It could have been small town Iowa. Dignitaries arrived. The local sports team stood at attention in orange t-shirts. The drummers set the pace, and the musicians played. The town fathers presided in a ceremony in front of the church next to the school. Young mothers with babies and young children sat near the back. Students stood in rows by class. The parent organization sat together as did the teachers. The children sang. Mooing cattle provided background for a speech by a special boy, the school’s brightest. And they gave us gifts made locally.
But this scene played out in rural Congo (DRC). It was a soccer team with only one ball, and the children wore hand-me-down school uniforms faded from over-washing. The band didn’t march.
After the ceremony the “school board” showed us binders filled with budgetary detail.
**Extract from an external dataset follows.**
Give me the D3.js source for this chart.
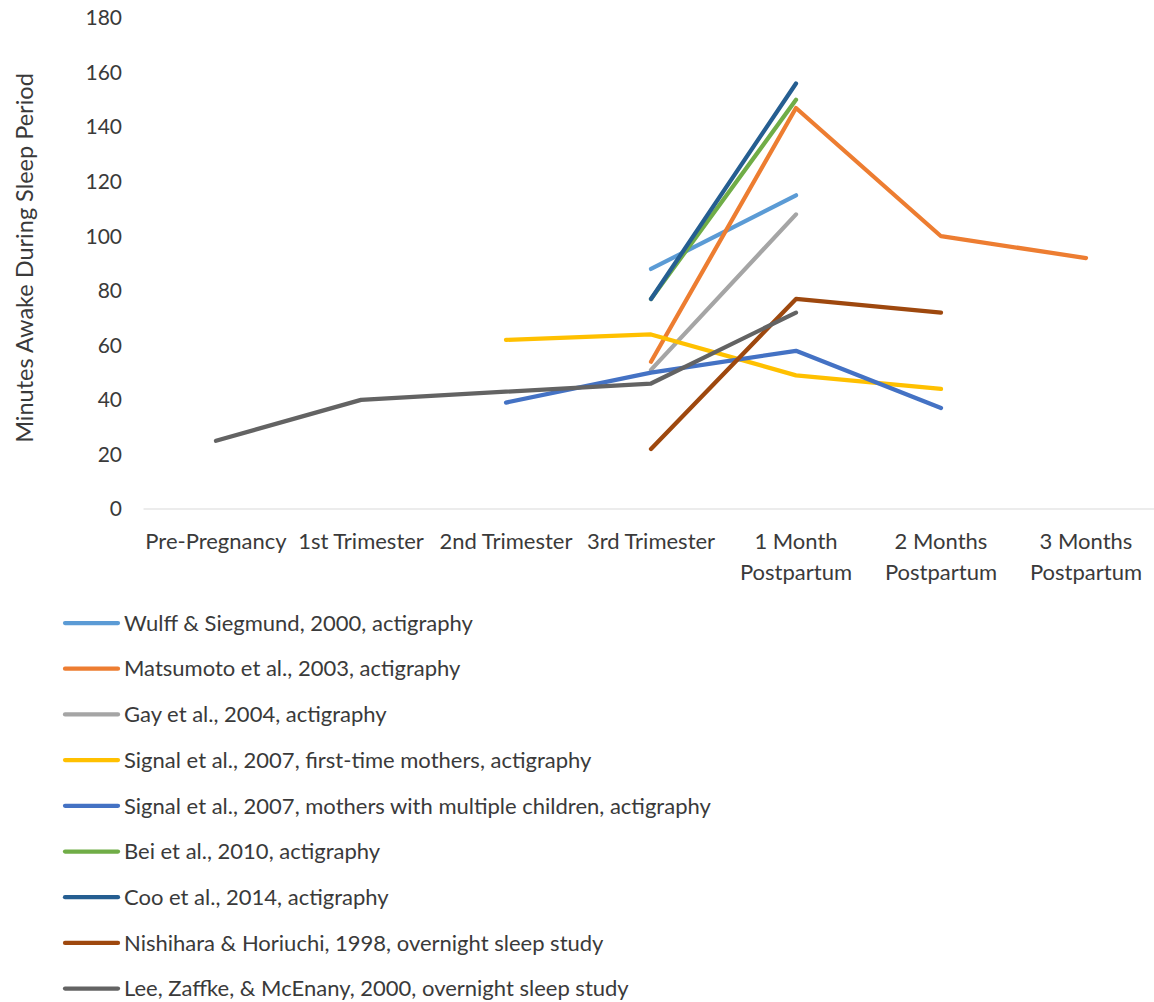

A capacity-building program sponsored by USAID is helping local leaders, both men and women, take responsibility for their school. They showed us the new latrines that the community had built with a side for girls and a side for boys. Now they need a new school to replace the one washed away by seasonal rains. In the makeshift school children sit on red bricks because there are no desks. Worse, there are no textbooks.
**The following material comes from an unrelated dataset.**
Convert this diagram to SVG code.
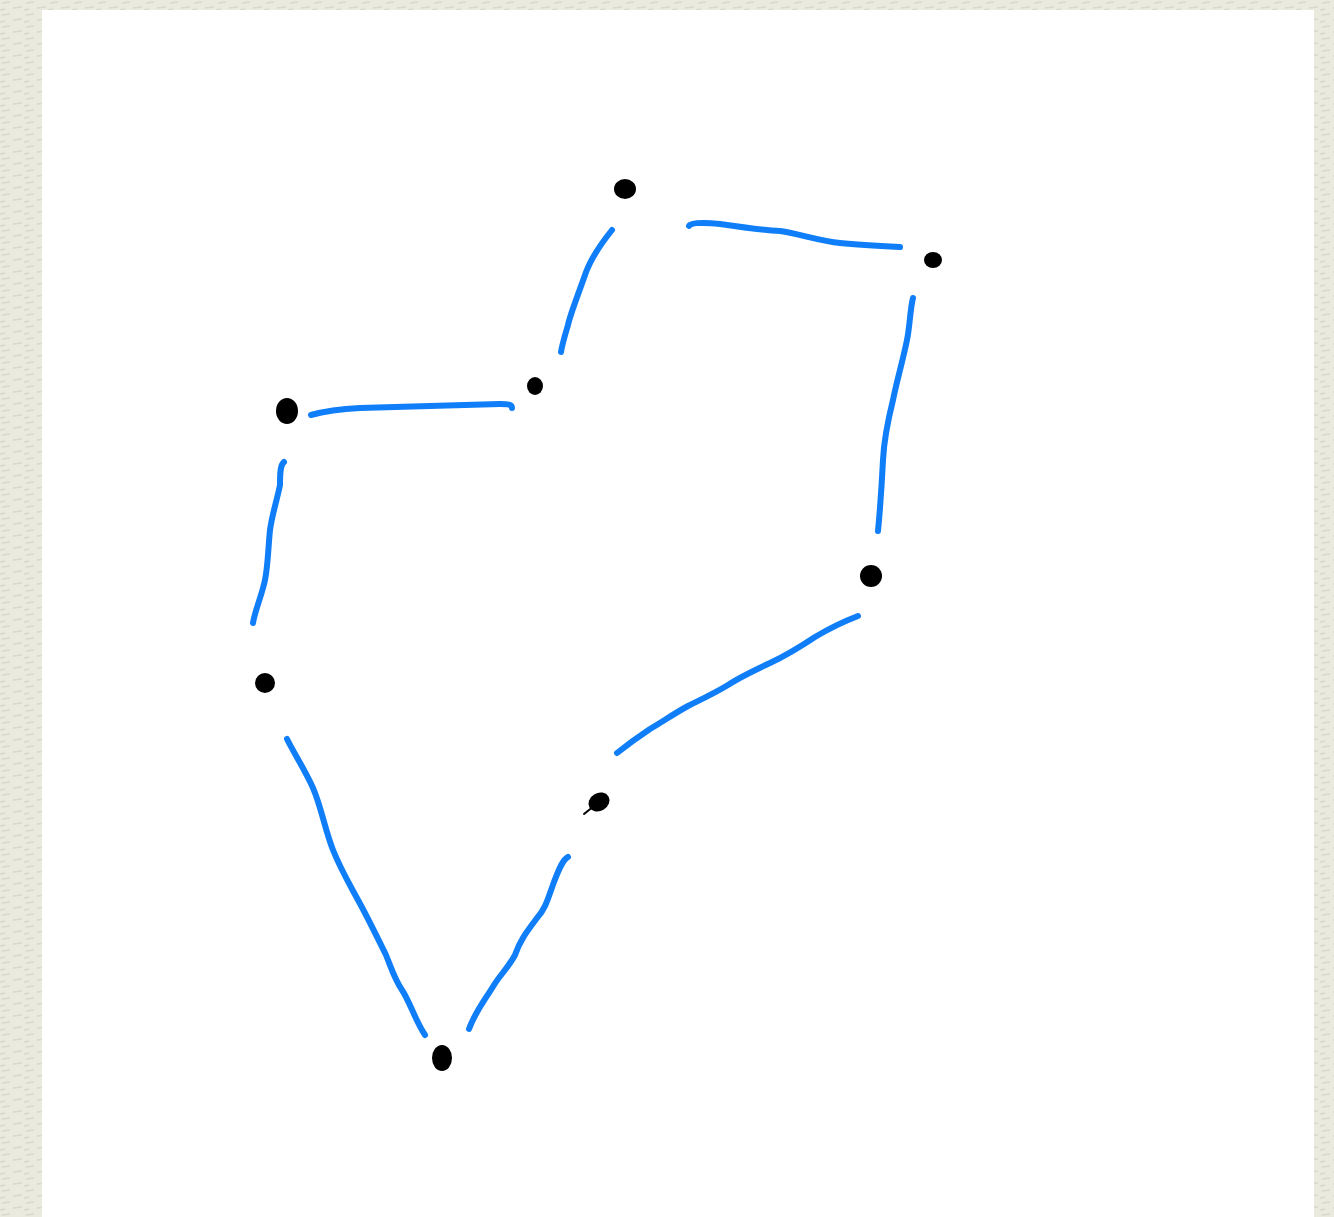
<svg xmlns="http://www.w3.org/2000/svg" width="1334" height="1217" viewBox="0 0 1334 1217">
<defs>
<style>
.edge{fill:none;stroke:#0f7ef8;stroke-width:6;stroke-linecap:round;stroke-linejoin:round}
.dot{fill:#000}
</style>
<pattern id="tex" width="24" height="12" patternUnits="userSpaceOnUse">
<rect width="24" height="12" fill="#ebeadf"/>
<path d="M2,3 L10,2 M13,8 L22,7 M0,10 L5,9" stroke="#d9d8cb" stroke-width="1.5"/>
</pattern>
</defs>
<rect width="1334" height="1217" fill="url(#tex)"/>
<rect x="42" y="10" width="1272" height="1207" fill="#ffffff"/>
<g id="connectors">
<path class="edge" d="M612,230 C600,245 590,260 585,275 C578,295 570,315 568,325 C565,335 562,345 561,352"/>
<path class="edge" d="M689,226 C690,223 700,222 720,224 C740,227 760,230 780,231 C800,234 820,241 840,243 C860,245 880,246 900,247"/>
<path class="edge" d="M311,415 C325,411 340,409 360,408 C400,407 450,405 500,404 C510,404 512,405 512,408"/>
<path class="edge" d="M913,298 C910,310 910,325 907,340 C903,360 897,380 893,400 C888,420 884,440 883,460 C882,480 880,510 878,531"/>
<path class="edge" d="M284,462 C280,465 280,475 280,485 C277,500 272,515 270,530 C268,550 268,565 265,580 C262,595 255,610 253,623"/>
<path class="edge" d="M858,616 C845,621 830,628 815,637 C800,647 785,656 770,663 C755,670 740,677 728,685 C715,693 700,700 688,706 C675,713 662,722 650,729 C638,737 627,745 617,753"/>
<path class="edge" d="M287,739 C295,755 305,770 313,788 C321,806 325,830 333,850 C341,870 350,885 358,900 C368,918 377,937 386,955 C392,970 395,980 402,990 C410,1002 415,1020 425,1035"/>
<path class="edge" d="M568,857 C562,860 558,872 554,882 C548,898 546,908 537,918 C528,930 520,940 515,955 C508,968 500,975 494,985 C485,1000 475,1012 469,1029"/>
</g>
<g id="n1"><ellipse class="dot" cx="625" cy="189" rx="11" ry="10"/></g>
<g id="n2"><ellipse class="dot" cx="933" cy="260" rx="9" ry="8"/></g>
<g id="n3"><ellipse class="dot" cx="535" cy="386" rx="8" ry="9"/></g>
<g id="n4"><ellipse class="dot" cx="287" cy="411" rx="11" ry="13"/></g>
<g id="n5"><ellipse class="dot" cx="871" cy="576" rx="11" ry="11"/></g>
<g id="n6"><ellipse class="dot" cx="265" cy="683" rx="10" ry="10"/></g>
<g id="n7"><ellipse class="dot" cx="599" cy="802" rx="11" ry="9" transform="rotate(-30 599 802)"/><path d="M584,814 L594,806" stroke="#000" stroke-width="2" stroke-linecap="round"/></g>
<g id="n8"><ellipse class="dot" cx="442" cy="1058" rx="10" ry="13"/></g>
</svg>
The problem is sometimes where to start. Should donors like USAID help with infrastructure? Research tells us that if we build more schools closer to where children live, they will feel safer coming to school, especially girls who are at risk of sexual violence. Do we train teachers,especially women, so that parents will feel more comfortable sending their girls to school? Or do we help find a way to alleviate school fees assessed to supplement the meager salaries paid to teachers. Can we do both?
In much the same way we value local control of our schools, local people, especially parents, are learning to have a say in the solutions to these problems. The International Rescue Committee through USAID’s Opportunities for Equitable Access to Basic Education (OPEQ) program is working with parent groups in targeted schools in Katanga province to teach civic involvement. These parents are creating and implementing a school improvement plan. The skills they are learning will carry over into many other aspects of community life.
OPEQ is also training the teachers. Armed with a piece of chalk, a chalk board, and newly acquired skills, these teachers are starting to teach reading by teaching the children of Katanga province in their mother tongue, then transitioning to French, the national language. This is a hard-sell for parents who need convincing that research shows starting with the language children speak is the best way to give them the tools to read in other languages.
A new latrine, teachers eager to show off their skills: small steps by western standards, but as anyone on Main Street knows, the key ingredient is always the parents. It’s a good place to start.